Launching new stuff into orbit is never going to be optimal. From a business perspective, it will be cheaper for quite some time to just maintain a biodome boarding garage of crazy space mechanics than it will to regularly properly replenish a fleet of probes from the ground. Plus, resource companies really like to employ people. They’re known entities. Just think of every reason we keep sending people down into mines, even though we have the technology to automate the vast, vast majority of an underground mining operation, and tag on “in space” to the end, and you’ll see why business owned space stations will be a thing.

#20

I don’t see how that can be asserted today or ever. The machines that we have off planet aren’t maintained by anyone at all. That’s because it’s too costly to put people in a position to fix them. It’s more practical to loft a new machine. If any repairs are going to be made, they will be made by machines designed to make them, and they will be made to machines that are designed to be maintained by them. Interestingly, with miniaturization of everything, we may never get to the point of needing to fix anything. Just loft 1,000 copies of what you need and accept attrition over time. When the numbers get too low, launch another 1,000.

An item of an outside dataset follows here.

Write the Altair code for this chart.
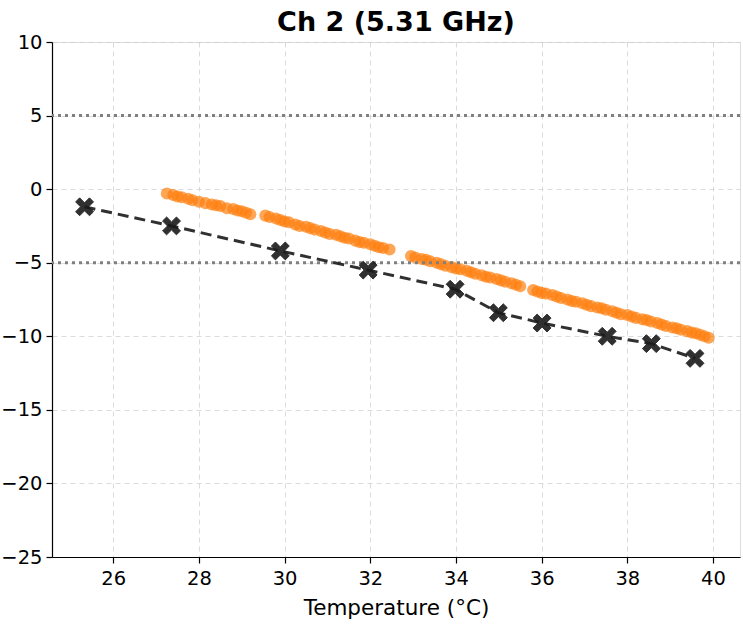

Hubble is the only exception that I can think of to the pattern of repairing machines in space. It wasn’t at all designed for maintenance, so we had to send people up to fix it. There was too much prestige (i.e. emotion) attached to it. It had to be done.

By the time we can put a self-supporting biodome into orbit, our machines will be smarter than we are. That’s because AI and robots have so many practical uses on Earth. Everyone and his cousin is working on it. In contrast, putting a biodome into orbit has little but emotional appeal. That’s why nobody does anything with people in space; we can’t figure out why we’d expend resources to put them up there.

In the end, it will probably be our advanced machines that will allow us to put biodomes in space. The reason for doing it? By that time, it’ll be “just because”.

Jobs. Companies that get rid of jobs are not looked upon fondly.

Note that executives do NOT like to employ people. They like to make profits. Executives view employees as a necessary evil, as evidenced by the current low opinion of corporations and their employee practices.